Everything I read suggests the DNC was in the bag for Hillary. Like many others, I was disgusted from the beginning at how Bernie Sanders was treated by both them and the mainstream press. The system is rigged and the superdelegates are there for no reason other than to assure it remains that way, thwarting the will of the people if necessary. They've chosen to stand by that system. I have never really felt I had to hold my nose to vote before, as so many people have. But I've been moved by a few things.
Fred Klonsky, in a blue state like me, said we needed to pile on against Trump whether or not our votes affected the outcome. That was the very first argument to vote for Hillary that I found remotely persuasive. Donald Trump is really such a vile person he needs to be repudiated as strongly as possible. Even my meaningless blue state vote, perhaps, could be used as a point against him and his vomit-inducing agenda. The Washington Post calls him a menace to democracy, and democracy's in bad enough shape without the likes of him placing his ass print in it.
His penchant toward personal vendetta toward anyone who dares disagree with him, including members of his own party, suggests a juvenile mindset. His regular dissents into name-calling, that everyone's a loser, say to me that he's a junior high school student with a shiny tie. It's pathetic that we buy this person as a potential leader. Clearly all this Common Core stuff is failing to make us think.
But what really changed my mind was having several teachers argue with me on Facebook in defense of the ban on Muslims. I know what stereotypes are, and when you say we cannot trust an entire group of people, over a billion people, to enter our country---that is one hell of a stereotype. And when you act on it, that's the textbook definition of discrimination.
Where are we, in 2016, when teachers openly endorse stereotypes and discrimination? Not anyplace I particularly want to be. I'm personally horrified to see my brother and sister educators, all of whom ought to know what it is to be stereotyped (for example, from Donald Trump Junior) indulging the same sort of nonsense we expect from the talking heads on Fox News.
Another thing that changed my mind was when a friend of mine from Pakistan told me she feared for the safety of her children.
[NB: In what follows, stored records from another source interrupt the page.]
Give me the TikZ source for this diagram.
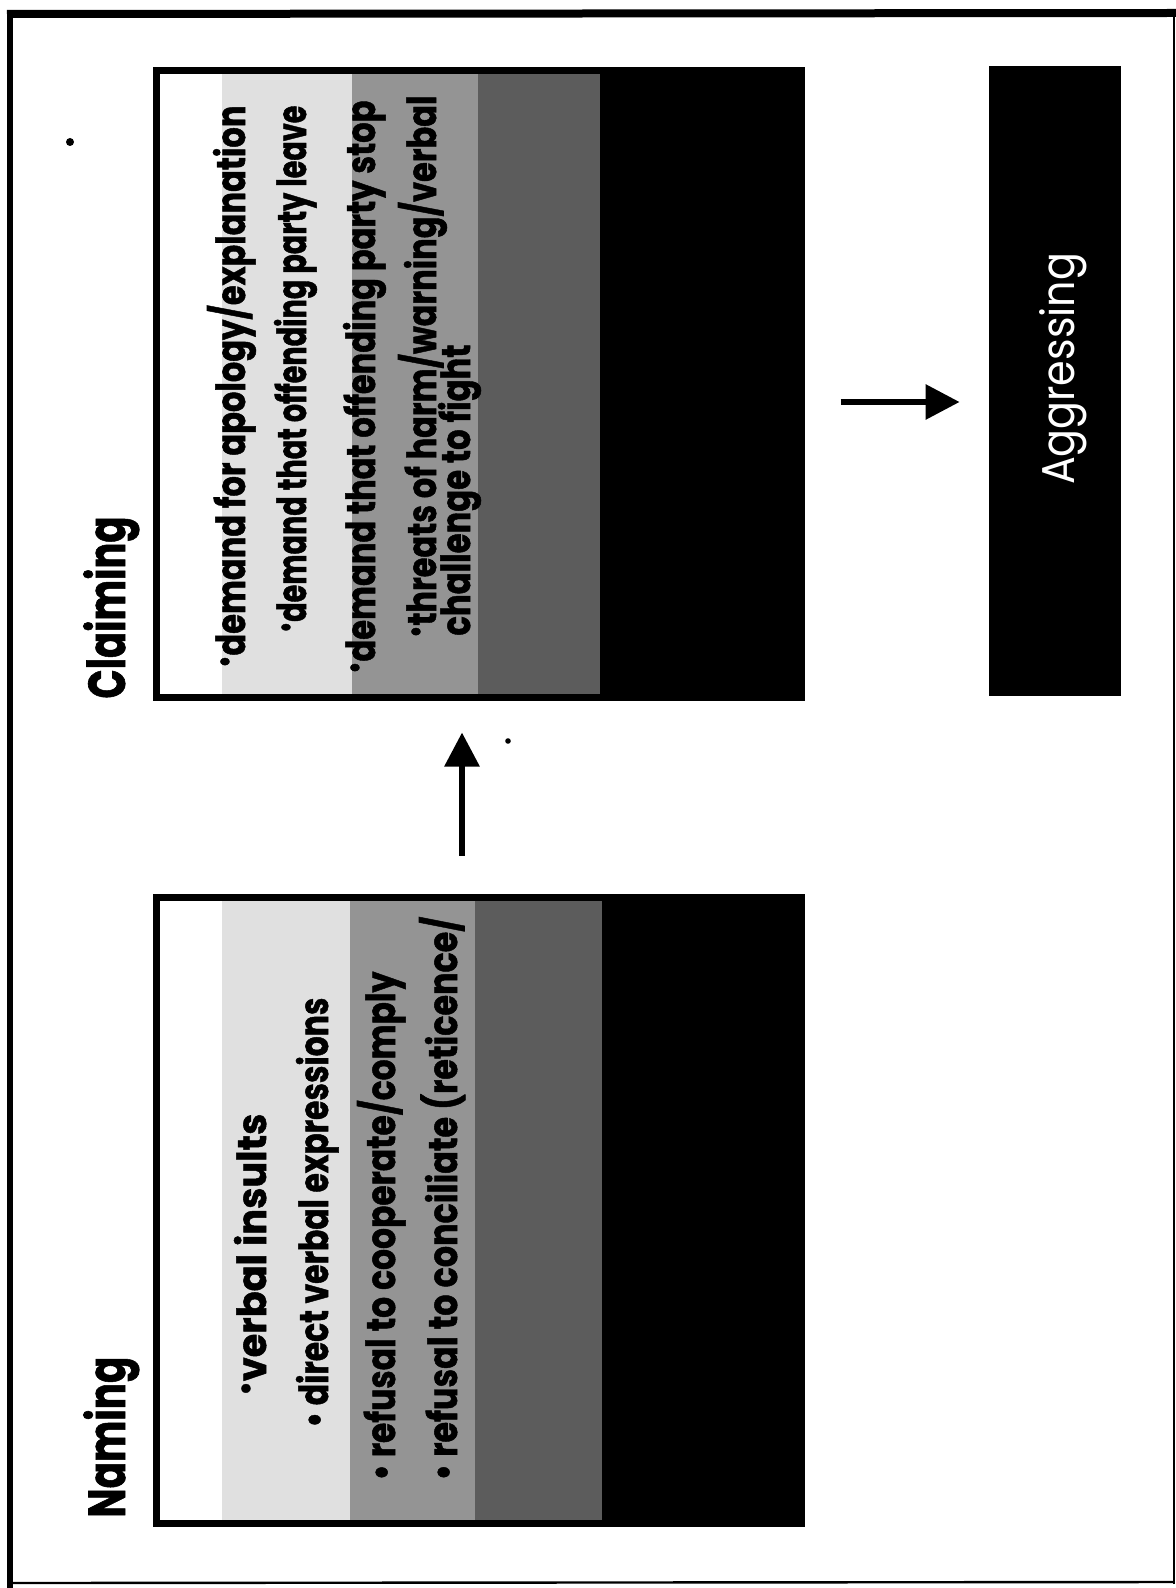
\documentclass[tikz,border=0pt]{standalone}
\usepackage{fontspec}
\setmainfont{Poppins}[BoldFeatures={FakeBold=1.3}]
\usetikzlibrary{arrows.meta}
\newcommand{\fitw}[2]{\resizebox{#1}{\height}{#2}}
\newcommand{\rbul}{\raisebox{0.45ex}{\scalebox{0.75}{\textbullet}}}
\tikzset{
  framebox/.style={draw=black, line width=3.5pt, minimum width=322.5pt, minimum height=313pt, inner sep=0pt},
  blackbox/.style={fill=black, minimum width=66pt, minimum height=315pt, inner sep=0pt},
  txt/.style={rotate=90, inner sep=0pt, anchor=base west, text=black, font=\bfseries\fontsize{20}{22}\selectfont},
  ttl/.style={rotate=90, inner sep=0pt, anchor=base west, text=black, font=\bfseries\fontsize{26}{28}\selectfont},
  agtxt/.style={rotate=90, inner sep=0pt, anchor=base, text=white, font=\fontsize{23}{26}\selectfont},
  arr/.style={line width=3pt, -{Triangle[length=17pt,width=17pt]}},
  bandA/.style={fill=black!12},
  bandB/.style={fill=black!42},
  bandC/.style={fill=black!64},
  bandD/.style={fill=black},
}
\begin{document}
\begin{tikzpicture}[x=0.5pt,y=-0.5pt]
\useasboundingbox (0,0) rectangle (1176,1588);
\fill[white] (0,0) rectangle (1176,1588);
% outer frame
\draw[line width=3pt] (10,1588) -- (10,14);
\draw[line width=4pt] (7,14) -- (1176,13);
\draw[line width=1pt] (1174,13) -- (1174,1584);
\draw[line width=1.2pt] (10,1583) -- (1174,1582);
% gradient bands - Naming
\fill[bandA] (222,897) rectangle (350,1523);
\fill[bandB] (350,897) rectangle (475,1523);
\fill[bandC] (475,897) rectangle (602,1523);
\fill[bandD] (602,897) rectangle (801,1523);
% gradient bands - Claiming
\fill[bandA] (222,71) rectangle (352,697);
\fill[bandB] (352,71) rectangle (478,697);
\fill[bandC] (478,71) rectangle (600,697);
\fill[bandD] (600,71) rectangle (801,697);
% boxes
\node[framebox] (naming) at (478.5,1210) {};
\node[framebox] (claiming) at (478.5,384) {};
\node[blackbox] (aggr) at (1055,381) {};
% titles
\node[ttl] (tnaming) at (125,1518) {\fitw{80.5pt}{Naming}};
\node[ttl] (tclaiming) at (125,699) {\fitw{91pt}{Claiming}};
% Naming lines
\node[txt] (n1) at (266,1396) {\fitw{141pt}{\rbul verbal insults}};
\node[txt] (n2) at (328,1428) {\fitw{215pt}{\textbullet\ direct verbal expressions}};
\node[txt] (n3) at (395,1481) {\fitw{254.5pt}{\textbullet\ refusal to cooperate/comply}};
\node[txt] (n4) at (457,1481) {\fitw{282pt}{\textbullet\ refusal to conciliate (reticence/}};
% Claiming lines
\node[txt] (c1) at (245,668) {\fitw{281pt}{\rbul demand for apology/explanation}};
\node[txt] (c2) at (306,633) {\fitw{263.5pt}{\rbul demand that offending party leave}};
\node[txt] (c3) at (375,674) {\fitw{286.5pt}{\rbul demand that offending party stop}};
\node[txt] (c4) at (436,638) {\fitw{271pt}{\rbul threats of harm/warning/verbal}};
\node[txt] (c5) at (470,636) {\fitw{145.5pt}{challenge to fight}};
% Aggressing text
\node[agtxt] (taggr) at (1074,369) {\fitw{116pt}{Aggressing}};
% arrows
\coordinate (upx) at (462,0);
\coordinate (rty) at (0,402);
\draw[arr, shorten <=19pt, shorten >=16pt] (naming.north -| upx) -- (claiming.south -| upx);
\draw[arr, shorten <=18pt, shorten >=14.5pt] (claiming.east |- rty) -- (aggr.west |- rty);
% specks
\fill (70,142) circle (2pt);
\fill (508,741) circle (1.4pt);
\end{tikzpicture}
\end{document}
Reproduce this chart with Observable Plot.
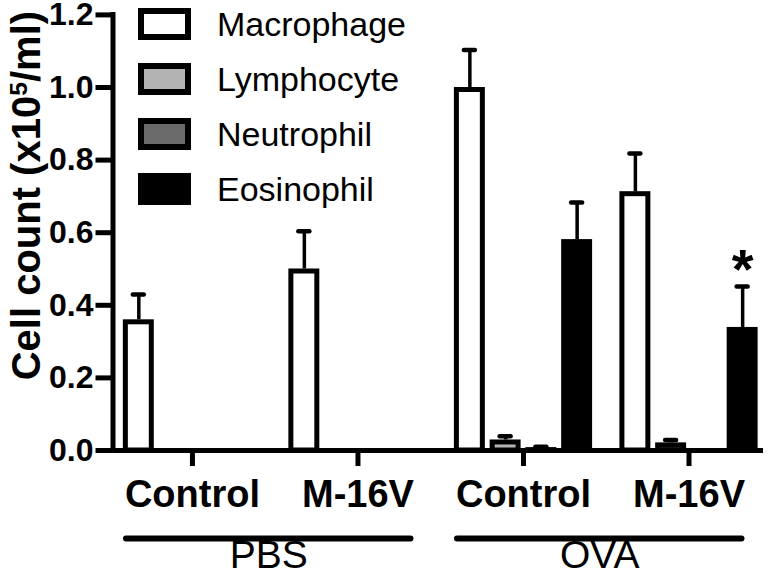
<!DOCTYPE html>
<html><head><meta charset="utf-8">
<script src="https://cdn.jsdelivr.net/npm/d3@7"></script>
<script src="https://cdn.jsdelivr.net/npm/@observablehq/plot@0.6"></script>
<style>
html,body{margin:0;padding:0;background:#fff;}
#chart{position:relative;width:768px;height:572px;font-family:"Liberation Sans",Arial,sans-serif;}
#legend{position:absolute;left:138px;top:-4px;}
.item{display:flex;align-items:center;height:55px;}
.item .sw{width:53px;height:32px;box-sizing:border-box;border:6px solid #000;}
.item span{margin-left:26px;font-size:34px;line-height:1;color:#000;}
</style></head><body><div id="chart"><div id="legend"></div></div>
<script>
// ---- data ----
const groups = ["PBS Control", "PBS M-16V", "OVA Control", "OVA M-16V"];
const groupLabels = ["Control", "M-16V", "Control", "M-16V"];
const treatments = ["PBS", "OVA"];
const treatmentGroups = [[0, 1], [2, 3]];
const cellTypes = ["Macrophage", "Lymphocyte", "Neutrophil", "Eosinophil"];
const fills = ["#ffffff", "#b3b3b3", "#6b6b6b", "#000000"];
const macrophage = [0.36, 0.50, 1.00, 0.713];
const macrophageSEM = [0.07, 0.104, 0.103, 0.105];
const lymphocyte = [0, 0, 0.029, 0.021];
const lymphocyteSEM = [0, 0, 0.010, 0.008];
const neutrophil = [0, 0, 0.008, 0.002];
const neutrophilSEM = [0, 0, 0.002, 0];
const eosinophil = [0, 0, 0.581, 0.339];
const eosinophilSEM = [0, 0, 0.102, 0.113];
const eosinophilSig = ["", "", "", "*"];
const yTicks = [0, 0.2, 0.4, 0.6, 0.8, 1.0, 1.2];
const yTitle = "Cell count (x10⁵/ml)";

// ---- build ----
const means = [macrophage, lymphocyte, neutrophil, eosinophil];
const sems = [macrophageSEM, lymphocyteSEM, neutrophilSEM, eosinophilSEM];
const sigs = [null, null, null, eosinophilSig];
const pitch = 0.216, barHalf = 0.0935;
const rows = [];
cellTypes.forEach((type, t) => {
  groups.forEach((g, i) => {
    rows.push({group: g, type, center: i + (t - 1.5) * pitch,
      value: means[t][i], sem: sems[t][i], sig: sigs[t] ? sigs[t][i] : ""});
  });
});
const bars = rows.filter(d => d.value > 0);
const errs = rows.filter(d => d.sem > 0);
const stars = rows.filter(d => d.sig);
const xDomain = [-0.48, 3.45];
const xmin = xDomain[0];
const groupIdx = groups.map((g, i) => i);
const spans = treatments.map((name, k) => ({name, first: treatmentGroups[k][0], last: treatmentGroups[k][1]}));

const plot = Plot.plot({
  width: 768, height: 572,
  marginLeft: 112.5, marginRight: 5, marginTop: 14.4, marginBottom: 122,
  style: {fontFamily: "'Liberation Sans', Arial, sans-serif", background: "#fff"},
  x: {domain: xDomain, axis: null},
  y: {domain: [0, 1.2], axis: null},
  color: {domain: cellTypes, range: fills},
  marks: [
    Plot.rect(bars, {x1: d => d.center - barHalf, x2: d => d.center + barHalf, y1: 0, y2: "value",
      fill: "type", stroke: "#000", strokeWidth: 5, insetLeft: 2.5, insetRight: 2.5, insetTop: 2.5}),
    Plot.ruleX(errs, {x: "center", y1: "value", y2: d => d.value + d.sem, stroke: "#000", strokeWidth: 3.5}),
    Plot.ruleY(errs, {y: d => d.value + d.sem, x1: "center", x2: "center", insetLeft: -5.5, insetRight: -5.5,
      stroke: "#000", strokeWidth: 4.5, strokeLinecap: "round"}),
    Plot.text(stars, {x: "center", y: d => d.value + d.sem, text: "sig", dy: -16, fontSize: 56, fontWeight: "bold"}),
    // y axis
    Plot.ruleX([xmin], {y1: 0, y2: 1.2, stroke: "#000", strokeWidth: 5, strokeLinecap: "square"}),
    Plot.ruleY(yTicks, {y: d => d, x1: xmin, x2: xmin, insetLeft: -17, stroke: "#000", strokeWidth: 5}),
    Plot.text(yTicks, {x: xmin, y: d => d, text: d => d.toFixed(1), textAnchor: "end", dx: -19.5,
      fontSize: 32, fontWeight: "bold"}),
    Plot.text([yTitle], {x: xmin, y: 1.2, text: d => d, rotate: -90, textAnchor: "end", dx: -85.5, dy: -4,
      fontSize: 40, fontWeight: "bold"}),
    // x axis
    Plot.ruleY([0], {stroke: "#000", strokeWidth: 5}),
    Plot.ruleX(groupIdx, {x: d => d, y1: 0, y2: 0, insetBottom: -16, stroke: "#000", strokeWidth: 5}),
    Plot.text(groupIdx, {x: d => d, y: 0, text: i => groupLabels[i], dy: 44, fontSize: 38, fontWeight: "bold"}),
    Plot.ruleY(spans, {y: 0, x1: "first", x2: "last", insetLeft: -66, insetRight: -53, dy: 88,
      stroke: "#000", strokeWidth: 6, strokeLinecap: "round"}),
    Plot.text(spans, {x: d => (d.first + d.last) / 2, y: 0, text: "name", dy: 105, dx: -6.5, fontSize: 39})
  ]
});

// superscript in y title
d3.select(plot).selectAll("text").filter(function() { return this.textContent === yTitle; })
  .each(function() {
    const t = d3.select(this);
    t.text("");
    t.append("tspan").text("Cell count (x10");
    t.append("tspan").attr("font-size", "0.62em").attr("dy", "-0.55em").text("5");
    t.append("tspan").attr("dy", "0.34em").text("/ml)");
  });

const chart = document.getElementById("chart");
chart.insertBefore(plot, chart.firstChild);

const legend = d3.select("#legend");
cellTypes.forEach((c, i) => {
  const it = legend.append("div").attr("class", "item");
  it.append("div").attr("class", "sw").style("background", fills[i]);
  it.append("span").text(c);
});
</script></body></html>
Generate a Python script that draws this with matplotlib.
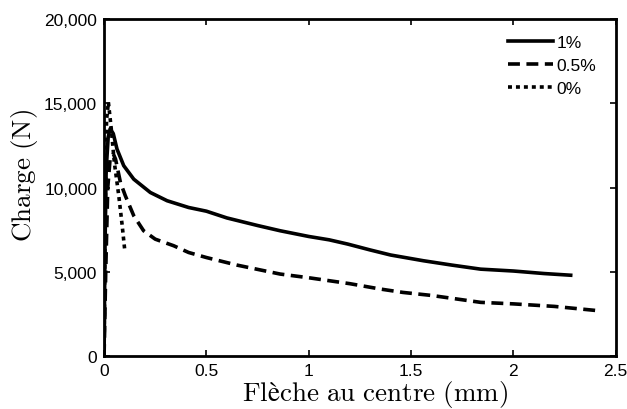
import matplotlib
matplotlib.use("Agg")
import matplotlib.pyplot as plt

# ---- data ----
solid_x = [0, 0.004, 0.01, 0.02, 0.03, 0.045, 0.063, 0.096, 0.145, 0.226, 0.308, 0.413, 0.5, 0.6,
           0.75, 0.86, 1.0, 1.1, 1.19, 1.3, 1.4, 1.56, 1.7, 1.84, 2.0, 2.15, 2.28]
solid_y = [0, 6000, 11000, 13000, 13500, 13200, 12290, 11300, 10500, 9710, 9220, 8820, 8600, 8200,
           7750, 7440, 7100, 6900, 6650, 6300, 6000, 5660, 5400, 5160, 5050, 4900, 4800]

dashed_x = [0, 0.008, 0.018, 0.03, 0.045, 0.056, 0.08, 0.104, 0.145, 0.193, 0.25, 0.34, 0.413, 0.5, 0.65,
            0.86, 1.0, 1.2, 1.35, 1.46, 1.6, 1.84, 2.0, 2.2, 2.41]
dashed_y = [0, 5000, 10000, 11800, 12000, 11690, 10300, 9510, 8330, 7440, 6940, 6550, 6150, 5850, 5400,
            4870, 4650, 4300, 3980, 3780, 3600, 3190, 3100, 2950, 2700]

dotted_x = [0, 0.005, 0.012, 0.021, 0.035, 0.05, 0.072, 0.088, 0.102]
dotted_y = [0, 8000, 14000, 15070, 13500, 11500, 9500, 7800, 6170]

labels = ["1%", "0.5%", "0%"]
xticks = [0, 0.5, 1, 1.5, 2, 2.5]
xtick_labels = ["0", "0.5", "1", "1.5", "2", "2.5"]
yticks = [0, 5000, 10000, 15000, 20000]
ytick_labels = ["0", "5,000", "10,000", "15,000", "20,000"]

plt.rcParams["mathtext.fontset"] = "cm"
plt.rcParams["font.family"] = ["Liberation Sans", "DejaVu Sans"]

fig = plt.figure(figsize=(6.27, 4.10), dpi=100)
ax = fig.add_axes([0.166, 0.129, 0.816, 0.822])

lw = 2.6
ax.plot(solid_x, solid_y, color="black", lw=lw, ls="-", label=labels[0])
ax.plot(dashed_x, dashed_y, color="black", lw=lw, ls=(0, (3.3, 1.8)), label=labels[1])
ax.plot(dotted_x, dotted_y, color="black", lw=lw, ls=(0, (1.1, 1.1)), label=labels[2])

ax.set_xlim(0, 2.5)
ax.set_ylim(0, 20000)
ax.set_xticks(xticks)
ax.set_xticklabels(xtick_labels)
ax.set_yticks(yticks)
ax.set_yticklabels(ytick_labels)
ax.tick_params(direction="in", length=4, width=1.2, labelsize=12.5,
               top=True, right=True, pad=5, colors="black")
for s in ax.spines.values():
    s.set_linewidth(2.0)

ax.set_xlabel(r"$\mathrm{Flèche\ au\ centre\ (mm)}$", fontsize=19.5)
ax.set_ylabel(r"$\mathrm{Charge\ (N)}$", fontsize=19.5)
ax.xaxis.set_label_coords(0.529, -0.065, transform=ax.transAxes)
ax.yaxis.set_label_coords(-0.126, 0.54, transform=ax.transAxes)

ax.legend(loc="upper right", frameon=False, fontsize=12.5, handlelength=2.6,
          handletextpad=0.2, labelspacing=0.45, borderaxespad=0.3,
          bbox_to_anchor=(0.985, 0.99))

fig.savefig("out.png", dpi=100)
Why should she have to live like that? How can we allow an avowed bigot to be chief executive of our country?
That's something I'm very willing to work against. If UFT decides to phone bank for Hillary in swing states, perhaps on behalf of AFT, I will be there. I will bring people with me. I hope they aren't just calling NYC teachers because that doesn't appear to me where Trump needs to be defeated. I don't envision Trump taking the NYC teacher vote so easily, particularly since he had Junior lay into us for no good reason. If Hillary needs us badly enough she needs our help to take NY, things are dire indeed.